It’s hard to know where an artist’s persona ends and her art begins, and this has never been truer than in the case of the mysteriously disappeared Kim Lord, the central figure in Maria Hummel’s spellbinding new novel, Still Lives. It’s also somewhat true of Hummel herself: The award-winning poet (her collection House and Fire won the APR/Honickman Prize in 2013 for best first book) worked at the perpetually cash-strapped Museum of Contemporary Art in Los Angeles, and her novel’s protagonist, Maggie Richter, finds herself in a similar job at a similarly underfunded museum.
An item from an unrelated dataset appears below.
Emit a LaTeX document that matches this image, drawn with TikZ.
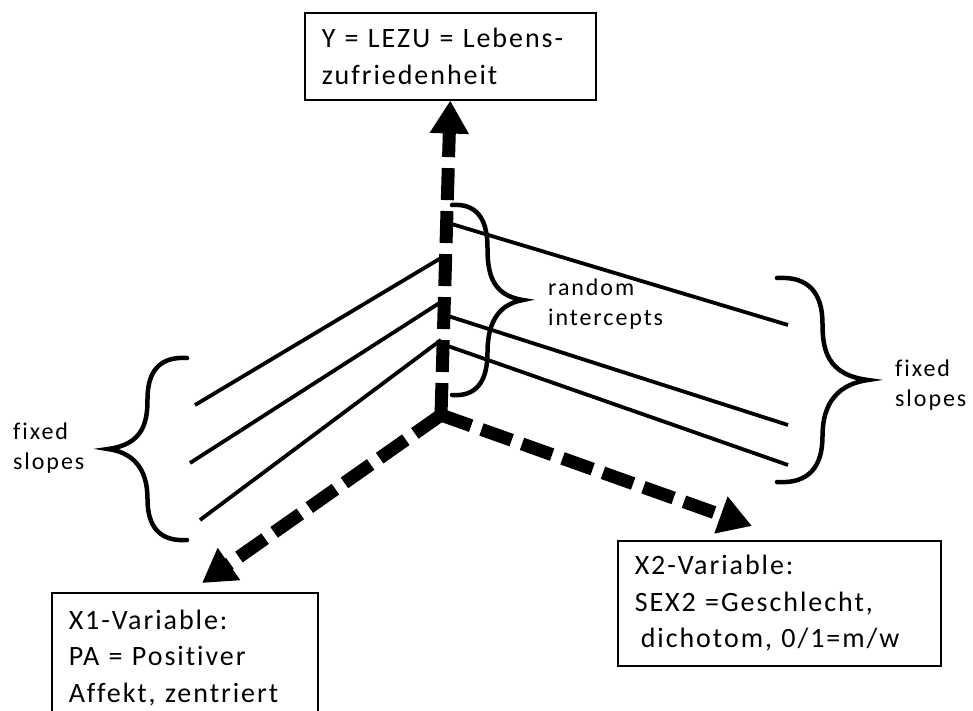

When Lord goes missing on the biggest night of her life—an A-list museum opening featuring her photographs, in which she portrays famous murder victims—speculation runs wild. Is it a publicity stunt? Or are more serious forces at foot? When Maggie’s ex-boyfriend (now Lord’s lover) falls under suspicion, Maggie’s journalistic instincts kick in, taking her places the cops can’t go and unwittingly putting her life in peril.
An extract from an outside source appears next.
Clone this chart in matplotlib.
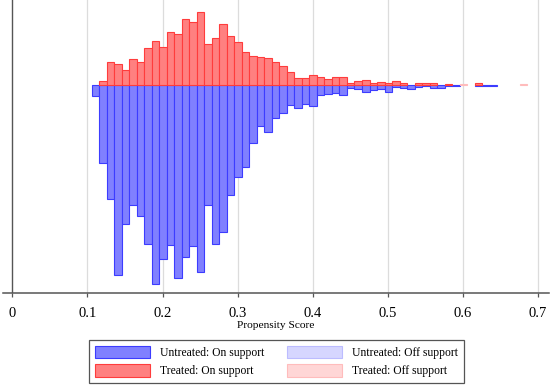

No doubt comparisons to Raymond Chandler’s best work will rain down upon Still Lives, dotted as it is with trenchant observations of LA and the human condition. Like Chandler, Hummel is capable of limning out a ripping yarn replete with high fashion, high finance and high society. These are the mean streets through which our heroine travels, though slightly removed from the glitter and the nastiness. And not unlike another master of the mystery, Erle Stanley Gardner, Hummel includes an intellectually satisfying Perry Mason moment that also provides an interesting twist.
It would be damning with faint praise to call Still Lives a contender for best beach read of the year—like calling Pablo Picasso a really good painter—but Still Lives is both that and so much more.
Thane Tierney lives in Inglewood, California, and is a member in good standing at several American and international museums.